━━━━━ Source excerpt ━━━━━
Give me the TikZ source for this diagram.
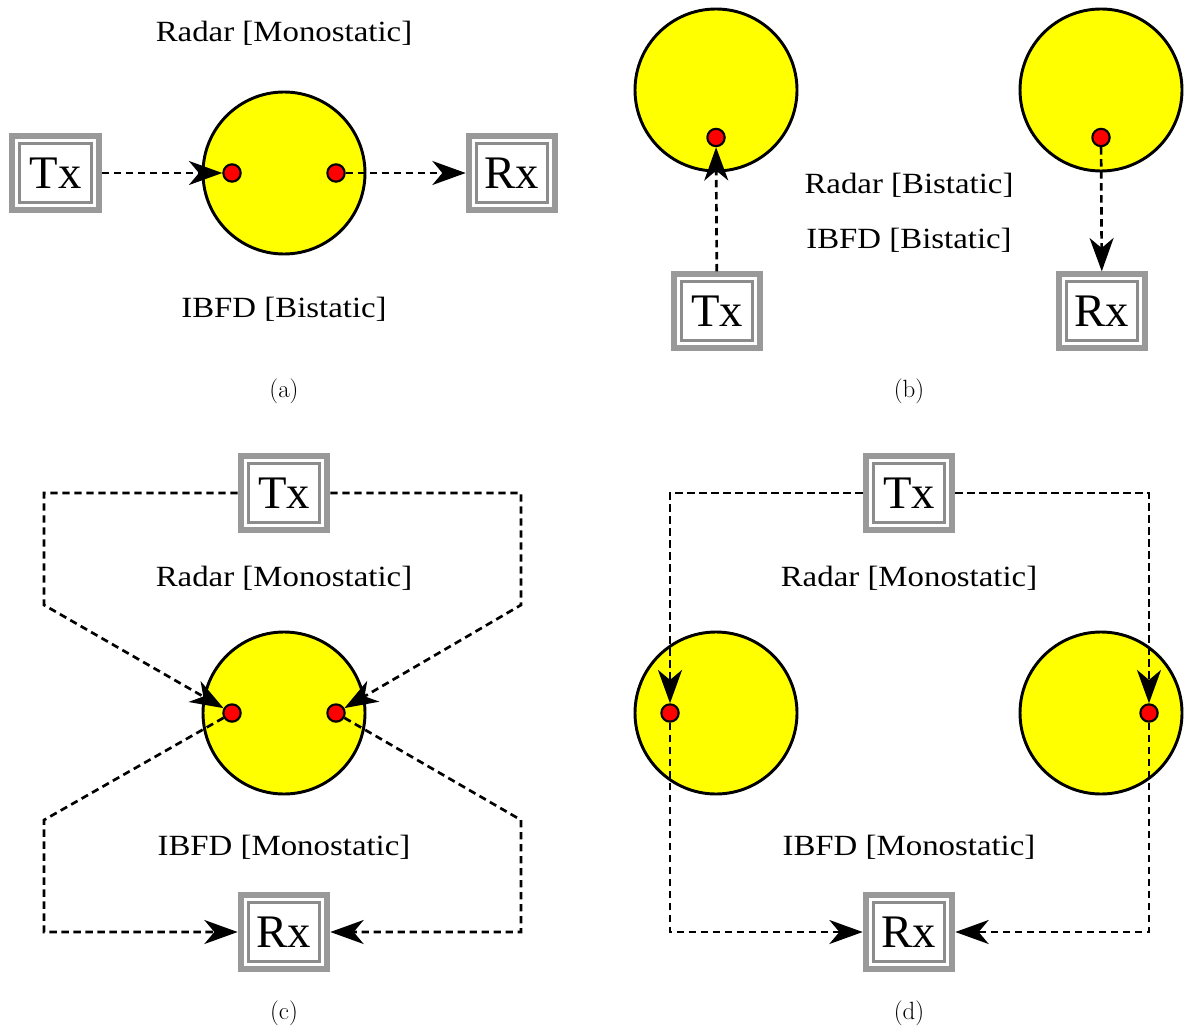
\documentclass[tikz,border=0pt]{standalone}
\usepackage{fontspec}
\usetikzlibrary{arrows.meta}
\newfontfamily\labfont[FakeStretch=1.12]{Liberation Serif}
\newfontfamily\boxfont{Liberation Serif}
\definecolor{puryellow}{RGB}{255,255,0}
\definecolor{purred}{RGB}{255,0,0}
\tikzset{
  txrx/.style={draw=black!40, line width=4.5pt, fill=white,
    minimum width=65pt, minimum height=55pt, inner sep=0pt,
    font=\boxfont\fontsize{35}{40}\selectfont,
    path picture={\draw[black!45, line width=2.25pt]
      ([shift={(5.6pt,5.6pt)}]path picture bounding box.south west) rectangle
      ([shift={(-5.6pt,-5.6pt)}]path picture bounding box.north east);}},
  bigc/.style={circle, draw, line width=2.2pt, fill=puryellow, minimum size=121.5pt, inner sep=0pt},
  reddot/.style={circle, draw, line width=1.6pt, fill=purred, minimum size=13pt, inner sep=0pt},
  sig/.style={line width=2pt, dash pattern=on 5.5pt off 3.5pt,
    -{Stealth[length=25pt,width=18pt,inset=7.5pt]}},
  lab/.style={font=\labfont\fontsize{22}{26}\selectfont, inner sep=0pt},
  subcap/.style={font=\fontsize{18.7}{22}\selectfont, inner sep=0pt}
}
\begin{document}
\begin{tikzpicture}[x=0.75pt,y=-0.75pt]
\useasboundingbox (0,0) rectangle (1187,1030);

% ---------- (a)
\node[lab] (ra) at (284,33) {Radar [Monostatic]};
\node[bigc] (ca) at (284,173) {};
\node[reddot] (da1) at (232,173) {};
\node[reddot] (da2) at (336,173) {};
\node[txrx] (txa) at (55.5,173) {Tx};
\node[txrx] (rxa) at (512,173) {Rx};
\node[lab] (ia) at (284,309) {IBFD [Bistatic]};
\node[subcap] (capa) at (284,391) {(a)};
\draw[sig] (txa) -- (da1);
\draw[sig] (da2) -- (rxa);

% ---------- (b)
\node[bigc] (cb1) at (716,90) {};
\node[bigc] (cb2) at (1101,90) {};
\node[reddot] (db1) at (716,137.5) {};
\node[reddot] (db2) at (1101,137.5) {};
\node[txrx] (txb) at (717,311) {Tx};
\node[txrx] (rxb) at (1102,311) {Rx};
\node[lab] (rb) at (909,185) {Radar [Bistatic]};
\node[lab] (ib) at (909,240) {IBFD [Bistatic]};
\node[subcap] (capb) at (909,391) {(b)};
\draw[sig] (txb) -- (db1);
\draw[sig] (db2) -- (rxb);

% ---------- (c)
\node[txrx] (txc) at (284,493) {Tx};
\node[txrx] (rxc) at (284,932) {Rx};
\node[lab] (rc) at (284,578) {Radar [Monostatic]};
\node[bigc] (cc) at (284,713) {};
\node[reddot] (dc1) at (232,713) {};
\node[reddot] (dc2) at (336,713) {};
\node[lab] (ic) at (284,847) {IBFD [Monostatic]};
\node[subcap] (capc) at (284,1013) {(c)};
\coordinate (cl1) at (44,493);
\coordinate (cl2) at (44,605);
\coordinate (cl3) at (44,820);
\coordinate (cl4) at (44,932);
\coordinate (cr1) at (521,493);
\coordinate (cr2) at (521,605);
\coordinate (cr3) at (521,820);
\coordinate (cr4) at (521,932);
\draw[sig] (txc.west) -- (cl1) -- (cl2) -- (dc1);
\draw[sig] (txc.east) -- (cr1) -- (cr2) -- (dc2);
\draw[sig] (dc1) -- (cl3) -- (cl4) -- (rxc.west);
\draw[sig] (dc2) -- (cr3) -- (cr4) -- (rxc.east);

% ---------- (d)
\node[txrx] (txd) at (909,493) {Tx};
\node[txrx] (rxd) at (909,932) {Rx};
\node[lab] (rd) at (909,578) {Radar [Monostatic]};
\node[bigc] (cd1) at (716,713) {};
\node[bigc] (cd2) at (1101,713) {};
\node[reddot] (dd1) at (670,713) {};
\node[reddot] (dd2) at (1149,713) {};
\node[lab] (id) at (909,847) {IBFD [Monostatic]};
\node[subcap] (capd) at (909,1013) {(d)};
\draw[sig] (txd.west) -- (dd1 |- txd.west) -- (dd1);
\draw[sig] (txd.east) -- (dd2 |- txd.east) -- (dd2);
\draw[sig] (dd1) -- (dd1 |- rxd.west) -- (rxd.west);
\draw[sig] (dd2) -- (dd2 |- rxd.east) -- (rxd.east);
\end{tikzpicture}
\end{document}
━━━━━
=== Set problem ===
Repeat, with no pictures, each line from the beginning of the data through the line containing "(da2) -- (rxa);", inclusive.

=== Solved exercise ===
Give me the TikZ source for this diagram.
\documentclass[tikz,border=0pt]{standalone}
\usepackage{fontspec}
\usetikzlibrary{arrows.meta}
\newfontfamily\labfont[FakeStretch=1.12]{Liberation Serif}
\newfontfamily\boxfont{Liberation Serif}
\definecolor{puryellow}{RGB}{255,255,0}
\definecolor{purred}{RGB}{255,0,0}
\tikzset{
  txrx/.style={draw=black!40, line width=4.5pt, fill=white,
    minimum width=65pt, minimum height=55pt, inner sep=0pt,
    font=\boxfont\fontsize{35}{40}\selectfont,
    path picture={\draw[black!45, line width=2.25pt]
      ([shift={(5.6pt,5.6pt)}]path picture bounding box.south west) rectangle
      ([shift={(-5.6pt,-5.6pt)}]path picture bounding box.north east);}},
  bigc/.style={circle, draw, line width=2.2pt, fill=puryellow, minimum size=121.5pt, inner sep=0pt},
  reddot/.style={circle, draw, line width=1.6pt, fill=purred, minimum size=13pt, inner sep=0pt},
  sig/.style={line width=2pt, dash pattern=on 5.5pt off 3.5pt,
    -{Stealth[length=25pt,width=18pt,inset=7.5pt]}},
  lab/.style={font=\labfont\fontsize{22}{26}\selectfont, inner sep=0pt},
  subcap/.style={font=\fontsize{18.7}{22}\selectfont, inner sep=0pt}
}
\begin{document}
\begin{tikzpicture}[x=0.75pt,y=-0.75pt]
\useasboundingbox (0,0) rectangle (1187,1030);

% ---------- (a)
\node[lab] (ra) at (284,33) {Radar [Monostatic]};
\node[bigc] (ca) at (284,173) {};
\node[reddot] (da1) at (232,173) {};
\node[reddot] (da2) at (336,173) {};
\node[txrx] (txa) at (55.5,173) {Tx};
\node[txrx] (rxa) at (512,173) {Rx};
\node[lab] (ia) at (284,309) {IBFD [Bistatic]};
\node[subcap] (capa) at (284,391) {(a)};
\draw[sig] (txa) -- (da1);
\draw[sig] (da2) -- (rxa);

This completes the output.